Published on 12:00 AM, April 21, 2017

United we stand, overbooked we fall

My show hosts in Dallas, Texas treat me to a sumptuous biryani dinner. Being a wise man with an early morning flight the following day to San Diego, California, I decide to take a doggie bag. After all, it will be a cost effective lifesaver for the three-hour flight where I have to pay an arm (with no arm rest) and a leg (with no leg room) for everything from a sandwich to water, pillow, blanket, movie, hell, perhaps even the seatbelt and oxygen.

Before boarding my flight, I walk into an airport eatery, otherwise known as aviation highway robbers, charging USD 15 for a small bottle of water. I buy nothing, and ask the server, to her utter disbelief, to warm up my Styrofoam container of kachchi biryani. To add to her shock, I ask her, "Ma'am, could you please give me a plastic fork and a knife, strong ones please?" Even these utensils on board would cost more than a Monno Ceramic bone china dinner set.

Thirty minutes into the flight, the scalpers, er, flight attendants come down the aisle, pimping pathetic dry bagel sandwiches available for purchase for a small fortune. A culinary delight nevertheless, when imprisoned inside a steel tube at 35,000 feet.

Meanwhile, I take out my Styrofoam container. I slowly open the lid, emitting an aroma that mesmerises 150 starving passengers and crew members into salivating like the Pavlov canine. And mind it, this is 'bashi' biryani, a good 24 hours old, the eastern version of aging with grace, and heated up by the disbelieving server just a half hour ago.

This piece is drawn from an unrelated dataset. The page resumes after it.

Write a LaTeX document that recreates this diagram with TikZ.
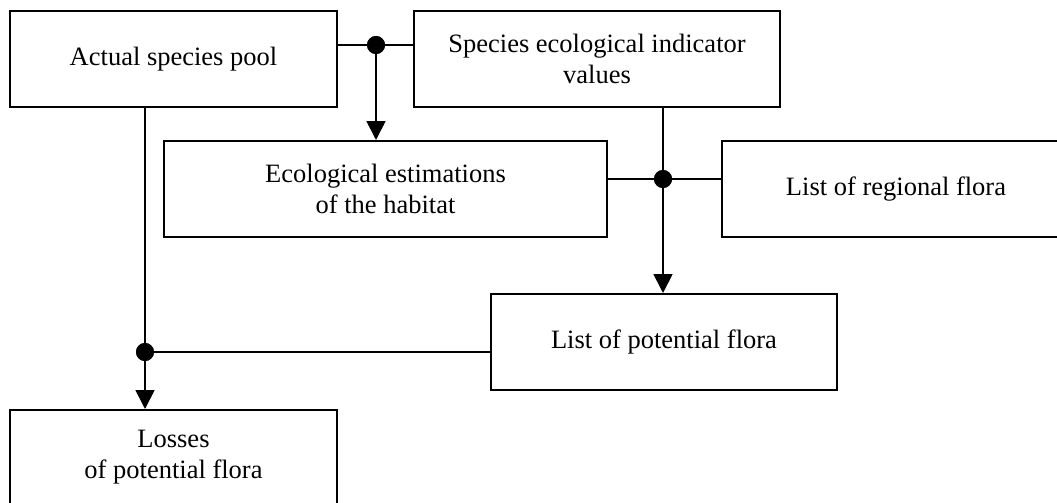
\documentclass[tikz,border=0pt]{standalone}
\usepackage{fontspec}
\setmainfont{Liberation Serif}
\usetikzlibrary{arrows.meta}

\tikzset{
  box/.style={draw, line width=2pt, rectangle, align=center, inner sep=0pt,
              font=\fontsize{26.5}{31}\selectfont},
  link/.style={line width=1.8pt},
  arr/.style={link, -{Triangle[length=19pt,width=19pt]}},
  dot/.style={circle, fill=black, minimum size=18pt, inner sep=0pt},
}

\begin{document}
\begin{tikzpicture}[x=1pt, y=-1pt]
  \useasboundingbox (0,0) rectangle (1057,503);
  \fill[white] (0,0) rectangle (1057,503);

  % boxes
  \node[box, minimum width=327pt, minimum height=96pt] (pool) at (173.5,59) {Actual species pool};
  \node[box, minimum width=366pt, minimum height=96pt] (ind)  at (597,59) {Species ecological indicator\\values};
  \node[box, minimum width=443pt, minimum height=96pt] (est)  at (385.5,189) {Ecological estimations\\of the habitat};
  \node[box, minimum width=348pt, minimum height=96pt] (reg)  at (896,189) {List of regional flora};
  \node[box, minimum width=346pt, minimum height=96pt] (pot)  at (664,342) {List of potential flora};
  \node[box, minimum width=327pt, minimum height=95pt] (loss) at (173.5,457.5) {Losses\\of potential flora};

  % junction points
  \node[dot] (j1) at (376,45) {};
  \node[dot] (j2) at (663,179) {};
  \node[dot] (j3) at (145,352) {};

  % connectors
  \draw[link] (pool.east |- j1) -- (j1.center) -- (ind.west |- j1);
  \draw[arr]  (j1.center) -- (j1 |- est.north);

  \draw[link] (est.east |- j2) -- (j2.center) -- (reg.west |- j2);
  \draw[link] (j2 |- ind.south) -- (j2.center);
  \draw[arr]  (j2.center) -- (j2 |- pot.north);

  \draw[link] (j3 |- pool.south) -- (j3.center);
  \draw[link] (j3.center) -- (pot.west |- j3);
  \draw[arr]  (j3.center) -- (j3 |- loss.north);

  % dots on top of the lines
  \node[dot] at (j1) {};
  \node[dot] at (j2) {};
  \node[dot] at (j3) {};
\end{tikzpicture}
\end{document}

A Southern man couldn't resist saying, "That sure smells, looks and I bet tastes good."

"Yes, and I'll give you half of it for a hundred bucks." I joke, but I could as well have been half as serious for a fast buck and still half a sumptuous meal.

I am a smart traveller. And thus I make sure I also fly domestic in the US on December 24, the day when USA becomes the aviation equivalent of Gabtoli and Saidabad on 29th Ramadan. As my wife and I board our flight, the announcement goes that they are looking for volunteers to give up their seats in return for USD 500 of travel vouchers. We ain't spending no Christmas, so we both give up our seats, thus making a quick USD 1,000 in flight vouchers to be redeemed on any future flight on this airline. We are booked on to the next flight an hour later where we volunteer to be bumped off again. We do this for a total of five times before being given a hotel room and boarding passes for the first flight the following morning. No worries, this is almost our honeymoon, with hotel and meals on the house (airline) and a total of USD 10,000 of flight vouchers, enough to carry us and our extended families around the world several times over.

You see, airlines oversell their tickets while factoring in people not showing up. But all DO show up on Christmas Eve. But the concept is novel, selling the same seat twice. I wonder what mayhem would ensue should this happen on a long haul coach at Saidabad. Even worse, the airline has the right to eject any passenger should it need to, as it happened during a recent United Airlines flight from Chicago, Illinois to Louisville, Kentucky where four United staff had to be accommodated while four paid passengers were ejected. Ok, for a 'handsome' voucher of USD 500. One doctor refused, ending up being dragged out of the plane with a bloodied nose while being unconscious.

The video of the incident goes viral. The CEO of United goes official: "I apologise for having to re-accommodate these customers." While he gets torched for the use of the euphemism 're-accommodate', I think he is familiar with the term being not so uncommon in the West Bank and Gaza Strip. I guess this is Trump's America – 'America First, Paying Passengers Second'.

The four United employees, who could easily have driven to Louisville in four hours, eventually board the plane. They are boo-ed by other passengers.

Our airlines may be late or they may leak, but I can vouch something like this would never happen and in the unlikely event that it does, the fellow passengers, who only a minute ago were fighting among each other over overhead cabin space, would do a lot more than just boo and someone else, instead of the passenger, would probably be dragged off the plane.

United Airlines perhaps needs to learn of Bangladesh's 'seating service' and 'gate lock service', the former to ensure all passengers get to simply fly to the destination printed on their boarding passes and the latter to keep off last minute airline employees from kicking out paying passengers.

The writer is an engineer at Ford & Qualcomm USA and CEO of IBM & Nokia Siemens Networks Bangladesh turned comedian (by choice), the host of ATN Bangla's The Naveed Mahbub Show and ABC Radio's Good Morning Bangladesh, the founder of Naveed's Comedy Club.